Au-delà des quantités astronomiques de meubles et d’éléments de décoration mis sur le marché, d’autres facteurs attestent de l’émergence d’un système de fast-déco reposant sur les mêmes pratiques que la fast-fashion : renouvellement rapide des collections, conditions de travail parfois contraires à la dignité humaine, dumping environnemental et social, prix très bas et promotions permanentes, utilisation des réseaux sociaux et « gamification »…
Aujourd’hui, une enseigne milieu de gamme comme Maisons du Monde commercialise chaque année 3 000 nouvelles références, parmi les 15 000 proposées. De nouveaux acteurs, comme Shein et Action, ont fait irruption sur le marché de la déco low-cost, en s’appuyant sur des communautés très actives sur les réseaux sociaux, friandes de « hauls » et d’ « unboxing ». Résultat : 46 % des acheteur·ses de produits de décoration renouvellent au moins une fois par an des éléments de leur pièce à vivre.

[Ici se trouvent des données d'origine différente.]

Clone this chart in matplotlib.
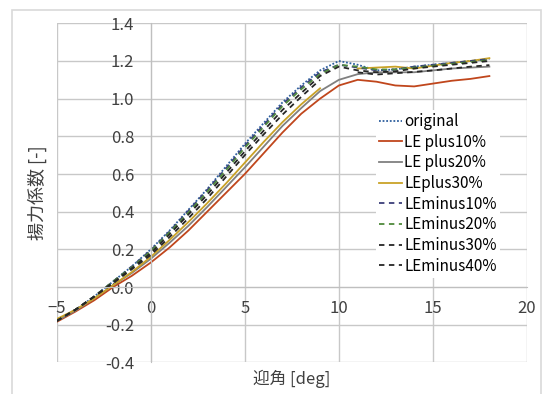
import numpy as np
import matplotlib.pyplot as plt
from matplotlib.patches import Rectangle

plt.rcParams['font.family'] = ['Noto Sans CJK JP', 'DejaVu Sans']

nan = np.nan
aoa = list(range(-5, 19))

original = [-0.18, -0.12, -0.05, 0.03, 0.11, 0.20, 0.30, 0.41, 0.52, 0.64, 0.76, 0.87,
            0.98, 1.07, 1.15, 1.20, 1.18, 1.15, 1.155, 1.17, 1.18, 1.19, 1.20, 1.21]
le_plus10 = [-0.185, -0.13, -0.07, 0.0, 0.06, 0.13, 0.21, 0.30, 0.40, 0.50, 0.60, 0.71,
             0.82, 0.92, 1.00, 1.07, 1.10, 1.09, 1.07, 1.065, 1.08, 1.095, 1.105, 1.12]
le_plus20 = [-0.18, -0.125, -0.06, 0.01, 0.075, 0.15, 0.235, 0.325, 0.425, 0.53, 0.635, 0.745,
             0.855, 0.95, 1.04, 1.10, 1.13, 1.14, 1.14, 1.14, 1.15, 1.16, 1.165, 1.17]
le_plus30 = [-0.17, -0.12, -0.06, 0.01, 0.08, 0.16, 0.25, 0.345, 0.445, 0.55, 0.66, 0.77,
             0.875, 0.97, 1.055, nan, 1.16, 1.165, 1.17, 1.16, 1.175, 1.19, 1.20, 1.215]
le_minus10 = [-0.18, -0.12, -0.05, 0.03, 0.11, 0.195, 0.295, 0.405, 0.515, 0.63, 0.75, 0.86,
              0.97, 1.06, 1.14, 1.18, 1.165, 1.15, 1.155, 1.17, 1.18, 1.19, 1.20, 1.21]
le_minus20 = [-0.18, -0.12, -0.05, 0.03, 0.105, 0.19, 0.29, 0.395, 0.505, 0.62, 0.74, 0.85,
              0.96, 1.05, 1.13, 1.18, 1.17, 1.155, 1.155, 1.165, 1.175, 1.185, 1.195, 1.205]
le_minus30 = [-0.18, -0.12, -0.05, 0.025, 0.10, 0.18, 0.28, 0.385, 0.49, 0.605, 0.72, 0.83,
              0.94, 1.03, 1.12, 1.17, 1.15, 1.14, 1.145, 1.16, 1.17, 1.18, 1.19, 1.20]
le_minus40 = [-0.18, -0.12, -0.05, 0.02, 0.095, 0.17, 0.265, 0.365, 0.47, 0.585, 0.70, 0.81,
              0.915, 1.01, 1.10, nan, 1.14, 1.128, 1.135, 1.142, 1.15, 1.16, 1.17, 1.178]

labels = ['original', 'LE plus10%', 'LE plus20%', 'LEplus30%',
          'LEminus10%', 'LEminus20%', 'LEminus30%', 'LEminus40%']
series = [original, le_plus10, le_plus20, le_plus30,
          le_minus10, le_minus20, le_minus30, le_minus40]
colors = ['#2e5f9e', '#c0461c', '#808080', '#c9a227',
          '#3b3f7a', '#4f8a3c', '#262626', '#262626']
styles = [(0, (1, 1)), '-', '-', '-',
          (0, (3, 2.5)), (0, (3, 2.5)), (0, (3, 2.5)), (0, (3, 2.5))]

fig = plt.figure(figsize=(5.44, 3.94), dpi=100)
ax = fig.add_axes([56.7 / 544, 1 - 362.4 / 394, 470.3 / 544, 339.1 / 394])

# outer chart frame
fig.patches.append(Rectangle((12 / 544, -0.02), 528.7 / 544, 1 - 10 / 394 + 0.02,
                             transform=fig.transFigure, fill=False,
                             edgecolor='#d9d9d9', linewidth=1.2))

for y, lab, c, ls in zip(series, labels, colors, styles):
    ax.plot(aoa, y, color=c, linestyle=ls, linewidth=1.3, label=lab)

ax.set_xlim(-5, 20)
ax.set_ylim(-0.4, 1.4)
ax.set_xticks([-5, 0, 5, 10, 15, 20])
ax.set_yticks(np.arange(-0.4, 1.41, 0.2))
ax.set_yticklabels(['-0.4', '-0.2', '0.0', '0.2', '0.4', '0.6', '0.8', '1.0', '1.2', '1.4'])
ax.grid(True, color='#c8c8c8', linewidth=1.0)
ax.set_axisbelow(True)

for s in ['top', 'right']:
    ax.spines[s].set_visible(False)
ax.spines['left'].set_position(('data', 0))
ax.spines['bottom'].set_position(('data', 0))
ax.spines['left'].set_color('#bfbfbf')
ax.spines['bottom'].set_color('#bfbfbf')
ax.tick_params(axis='y', length=0, pad=12, labelsize=12, labelcolor='#404040')
ax.tick_params(axis='x', length=0, pad=9, labelsize=12, labelcolor='#404040')

ax.set_xlabel('迎角 [deg]', fontsize=12, color='#404040')
ax.xaxis.set_label_coords(0.5, -0.022)
ax.set_ylabel('揚力係数 [-]', fontsize=13, color='#404040')
ax.yaxis.set_label_coords(-0.02, 0.5)

leg = ax.legend(loc='upper left', bbox_to_anchor=((376 - 56.7) / 470.3, (362.4 - 110) / 339.1),
                frameon=True, fontsize=11, handlelength=1.5, handletextpad=0.15,
                labelspacing=0.24, borderpad=0.2, borderaxespad=0)
leg.get_frame().set_edgecolor('none')
leg.get_frame().set_facecolor('white')
leg.get_frame().set_alpha(1)

fig.savefig('out.png', dpi=100)
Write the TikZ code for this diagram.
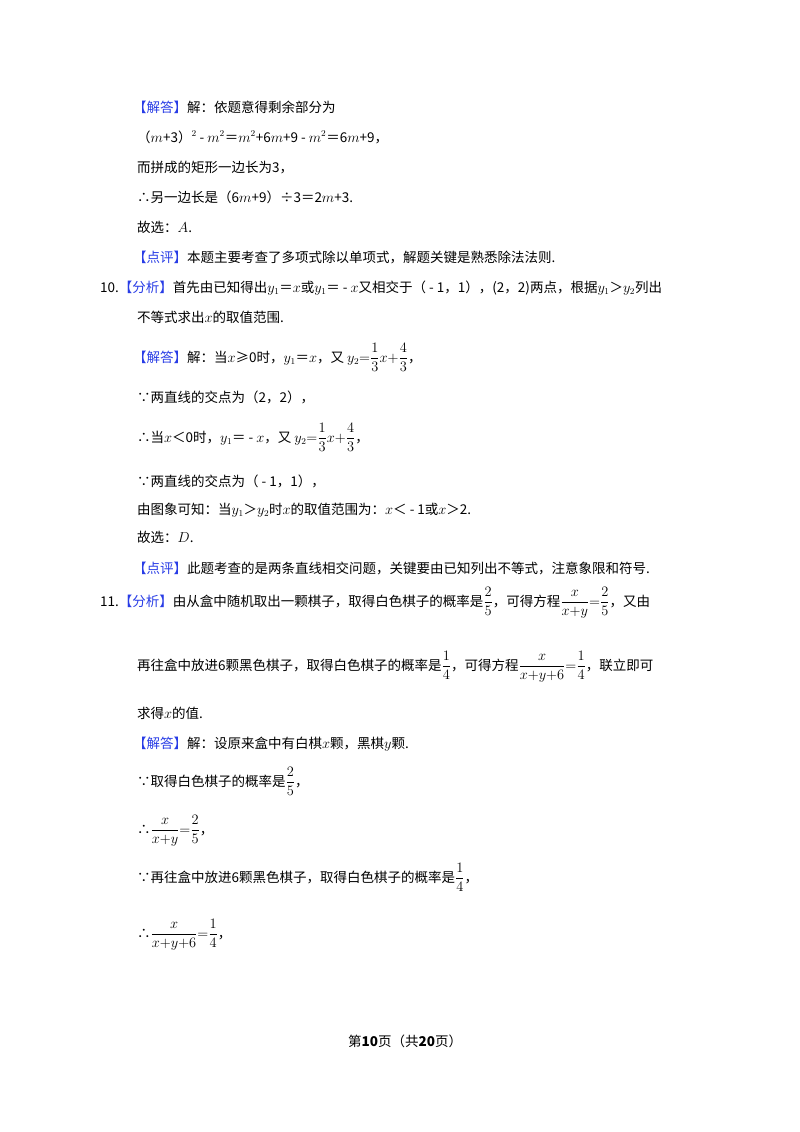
\documentclass[tikz,border=0pt]{standalone}
\usepackage{amsmath}
\usepackage{fontspec}
\setmainfont{Noto Sans CJK SC}
\definecolor{bl}{RGB}{40,60,230}
\newcommand{\bk}[1]{\textcolor{bl}{【#1】}}
\begin{document}
\begin{tikzpicture}[x=1pt,y=-1pt,every node/.style={anchor=base west,inner sep=0pt,font=\fontsize{13.5}{16}\selectfont}]
\useasboundingbox[fill=white] (0,0) rectangle (800,1132);
\node (l1) at (133,112) {\bk{解答}解：依题意得剩余部分为};
\node (l2) at (137,142) {（$m$+3）$^2$ - $m^2$＝$m^2$+6$m$+9 - $m^2$＝6$m$+9，};
\node (l3) at (137,172) {而拼成的矩形一边长为3，};
\node (l4) at (137,202) {∴另一边长是（6$m$+9）÷3＝2$m$+3.};
\node (l5) at (137,232) {故选：$A$.};
\node (l6) at (133,262) {\bk{点评}本题主要考查了多项式除以单项式，解题关键是熟悉除法法则.};
\node (l7) at (100,292) {10.\bk{分析}首先由已知得出$y_1$＝$x$或$y_1$＝ - $x$又相交于（ - 1，1），(2，2)两点，根据$y_1$＞$y_2$列出};
\node (l8) at (137,322) {不等式求出$x$的取值范围.};
\node (l9) at (133,362) {\bk{解答}解：当$x$≥0时，$y_1$＝$x$，又 $y_2{=}\dfrac{1}{3}x{+}\dfrac{4}{3}$，};
\node (l10) at (137,402) {∵两直线的交点为（2，2），};
\node (l11) at (137,442) {∴当$x$＜0时，$y_1$＝ - $x$，又 $y_2{=}\dfrac{1}{3}x{+}\dfrac{4}{3}$，};
\node (l12) at (137,486) {∵两直线的交点为（ - 1，1），};
\node (l13) at (137,514) {由图象可知：当$y_1$＞$y_2$时$x$的取值范围为：$x$＜ - 1或$x$＞2.};
\node (l14) at (137,542) {故选：$D$.};
\node (l15) at (133,573) {\bk{点评}此题考查的是两条直线相交问题，关键要由已知列出不等式，注意象限和符号.};
\node (l16) at (100,606) {11.\bk{分析}由从盒中随机取出一颗棋子，取得白色棋子的概率是$\dfrac{2}{5}$，可得方程$\dfrac{x}{x{+}y}{=}\dfrac{2}{5}$，又由};
\node (l17) at (137,670) {再往盒中放进6颗黑色棋子，取得白色棋子的概率是$\dfrac{1}{4}$，可得方程$\dfrac{x}{x{+}y{+}6}{=}\dfrac{1}{4}$，联立即可};
\node (l18) at (137,718) {求得$x$的值.};
\node (l19) at (133,748) {\bk{解答}解：设原来盒中有白棋$x$颗，黑棋$y$颗.};
\node (l20) at (137,786) {∵取得白色棋子的概率是$\dfrac{2}{5}$，};
\node (l21) at (137,834) {∴$\dfrac{x}{x{+}y}{=}\dfrac{2}{5}$，};
\node (l22) at (137,882) {∵再往盒中放进6颗黑色棋子，取得白色棋子的概率是$\dfrac{1}{4}$，};
\node (l23) at (137,938) {∴$\dfrac{x}{x{+}y{+}6}{=}\dfrac{1}{4}$，};
\node (l24) at (348,1046) {第\textbf{10}页（共\textbf{20}页）};
\end{tikzpicture}
\end{document}
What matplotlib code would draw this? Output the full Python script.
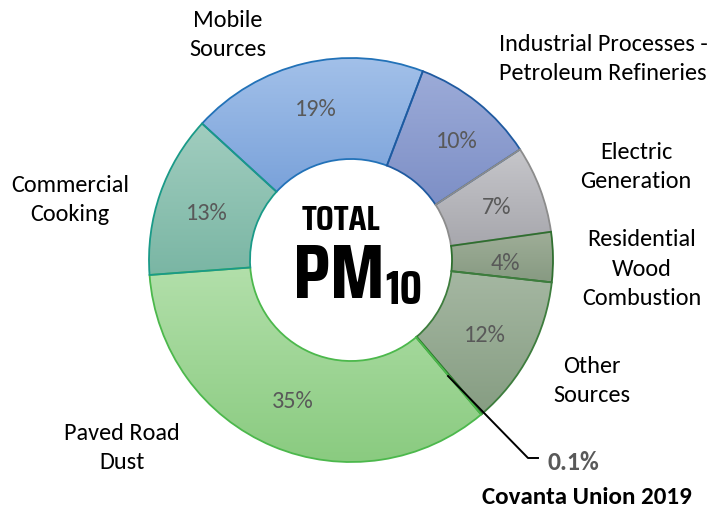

Il existe des alternatives efficaces pour limiter l’impact des meubles et de la décoration, comme le réemploi et la réparation. Selon une estimation de RREUSE, réseau européen des entreprises sociales du réemploi, les activités de ses membres ont permis en 2022 de détourner environ 1 million de tonnes de marchandises et de matériaux de sites d’enfouissement où ils auraient dû finir leur vie, et d’étendre la durée de vie d’environ 214 500 tonnes d’objets grâce au réemploi. Cette activité compense ainsi chaque année les émissions annuelles de CO2 de plus de 108 000 citoyen·nes européen·nes.
Mais bien que le réemploi et la réparation soient légalement prioritaires sur le recyclage et l’incinération, ces activités restent marginales. Par exemple, le taux de meubles réemployés, parmi ceux collectés par les éco-organismes, est en baisse constante depuis 2017 et n’a jamais dépassé 3 %.